Entomophagy
In the West, insects are not on the menu. It is very difficult for Europeans to imagine consuming something symbolically associated with uncleanliness and death. However, from a strictly nutritional point of view, a large number of insects are edible. Entomophagy has emerged as a future solution for the sustainability of food systems, but this requires a change of where insects feature in the Western culinary repertoire.
Abhorred insects
While entomophagy is a popular practice in numerous regions of the world, in Western Europe, insects are not invited to the table. The very idea of eating them provokes a strong aversion in most people. This is a cognitive aversion, not founded on objective facts, but on our perception of the foodstuff. In the West, insects are often synonymous with repulsive, swarming vermin, associated with uncleanliness and decomposition, disease and death. They are furtive, they sting, they are parasites and they frighten us. Consequently, eating them poses a problem. Incorporating insects into our diet is deemed ‘unthought of’ (Fischler, 2001) owing to prejudices relating to health. The very idea of it can provoke violent emotions and even physical reactions such as vomiting. Yet, this has not always been the case. Prehistoric human coprolites found in the soil in present-day North America prove that entomophagy is as old as humanity. According to the Bible, John the Baptist ate locusts in the desert (Matthew, 3:4). These crop-destroying insects are still a popular foodstuff in North Africa and the Middle East today. Pliny the Elder reported that the Romans smothered them in honey and regarded them as a delicacy, alongside cossi (stag beetle larvae) which they fattened with flour. More recently, in the 19th century, locals in the south of France ate cockchafer larvae grilled over a wood fire.
Seen from the West: a dietary practice born of necessity
From the Western perspective, the consumption of insects is seen as a matter of survival, a symptom of poverty or of food supply problems, leaving populations no choice but to resort to entomophagy. Many insects are in fact edible and even proffer nutritional and health benefits.
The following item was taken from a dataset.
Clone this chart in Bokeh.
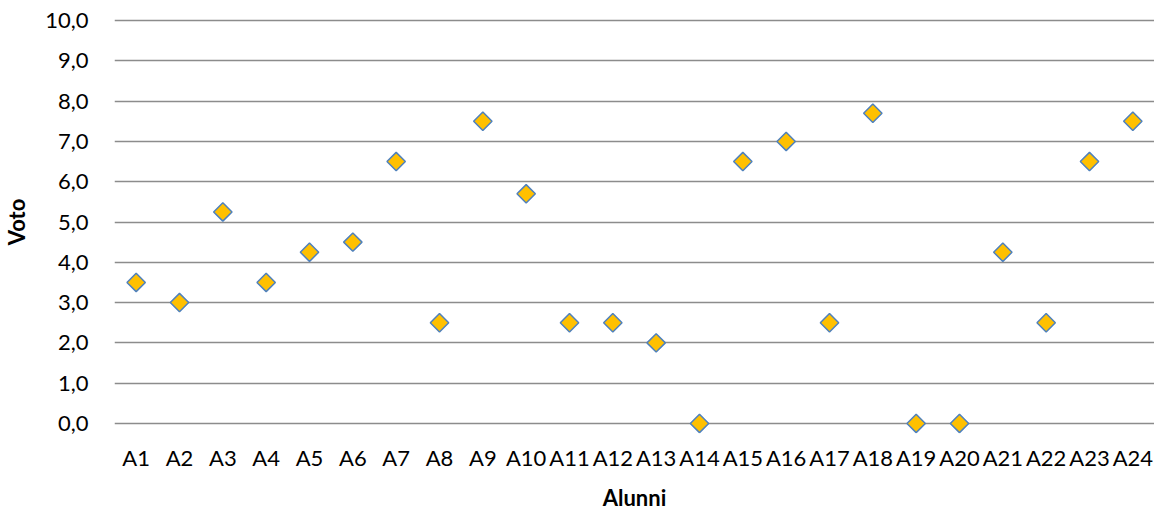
import math
from bokeh.plotting import figure
from bokeh.models import FactorRange, Range1d, FixedTicker, ColumnDataSource
from bokeh.embed import file_html
from bokeh.resources import INLINE

students = ["A%d" % i for i in range(1, 25)]
voti = [3.5, 3.0, 5.25, 3.5, 4.25, 4.5, 6.5, 2.5, 7.5, 5.7, 2.5, 2.5,
        2.0, 0.0, 6.5, 7.0, 2.5, 7.7, 0.0, 0.0, 4.25, 2.5, 6.5, 7.5]
y_ticks = [0, 1, 2, 3, 4, 5, 6, 7, 8, 9, 10]
y_tick_labels = ["0,0", "1,0", "2,0", "3,0", "4,0", "5,0", "6,0", "7,0", "8,0", "9,0", "10,0"]

FONT = "Lato"

p = figure(frame_width=1040, frame_height=423, output_backend="svg", toolbar_location=None,
           x_range=FactorRange(*students, range_padding=0),
           y_range=Range1d(-0.25, 10.25),
           min_border_left=100, min_border_right=0, min_border_top=10, min_border_bottom=60)
p.outline_line_color = None
p.background_fill_color = "white"

src = ColumnDataSource(dict(x=students, y=voti))
p.scatter("x", "y", source=src, marker="square", size=13, angle=math.pi / 4,
          fill_color="#FFC000", line_color="#4F81BD", line_width=1.5)

# y axis
p.yaxis.ticker = FixedTicker(ticks=y_ticks)
p.yaxis.major_label_overrides = {t: l for t, l in zip(y_ticks, y_tick_labels)}
p.yaxis.axis_line_color = None
p.yaxis.major_tick_line_color = None
p.yaxis.minor_tick_line_color = None
p.yaxis.major_label_text_font = FONT
p.yaxis.major_label_text_font_size = "22px"
p.yaxis.major_label_text_color = "#000000"
p.yaxis.major_label_standoff = 20
p.yaxis.axis_label = "Voto"
p.yaxis.axis_label_text_font = FONT
p.yaxis.axis_label_text_font_style = "bold"
p.yaxis.axis_label_text_font_size = "22px"
p.yaxis.axis_label_text_color = "#000000"
p.yaxis.axis_label_standoff = 12

# x axis
p.xaxis.axis_line_color = None
p.xaxis.major_tick_line_color = None
p.xaxis.minor_tick_line_color = None
p.xaxis.major_label_text_font = FONT
p.xaxis.major_label_text_font_size = "22px"
p.xaxis.major_label_text_color = "#000000"
p.xaxis.major_label_standoff = 4
p.xaxis.axis_label = "Alunni"
p.xaxis.axis_label_text_font = FONT
p.xaxis.axis_label_text_font_style = "bold"
p.xaxis.axis_label_text_font_size = "22px"
p.xaxis.axis_label_text_color = "#000000"
p.xaxis.axis_label_standoff = 10

p.xgrid.grid_line_color = None
p.ygrid.grid_line_color = "#8C8C8C"
p.ygrid.grid_line_width = 1.5

open("out.html", "w").write(file_html(p, INLINE))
Over recent years, Europe has seen a growth in insect-breeding farms, presenting these animals as a substitute for meat. Consuming insects could go some way toward meeting the need for sustainable food systems. This would nevertheless require a change in our perception, whereby the main argument highlights the economic and environmental benefits of insects rather than considering them in terms of their flavour and eating them for pleasure. The idea is therefore to cultivate a taste for insects in the West, in order to establish this environmentally advantageous dietary practice.
The abstract insect
Food culture defines what it deems edible beyond just the nutritional and health criteria. The aversion and disgust provoked by the sight of bugs on our plates stall attempts to market insects in the West. One of the solutions manufacturers have now devised is to produce foodstuffs made from insect flour. The insects are then no longer recognisable in the finished product; they are merely indicated in the list of ingredients. In fact, we already eat many insects without knowing it: around 500 g a year in salads and fruit; as well as cochineal in the form of the natural colouring agent E120 in strawberry yoghurts and other processed foodstuffs. Fancy a larva steak or locust surimi?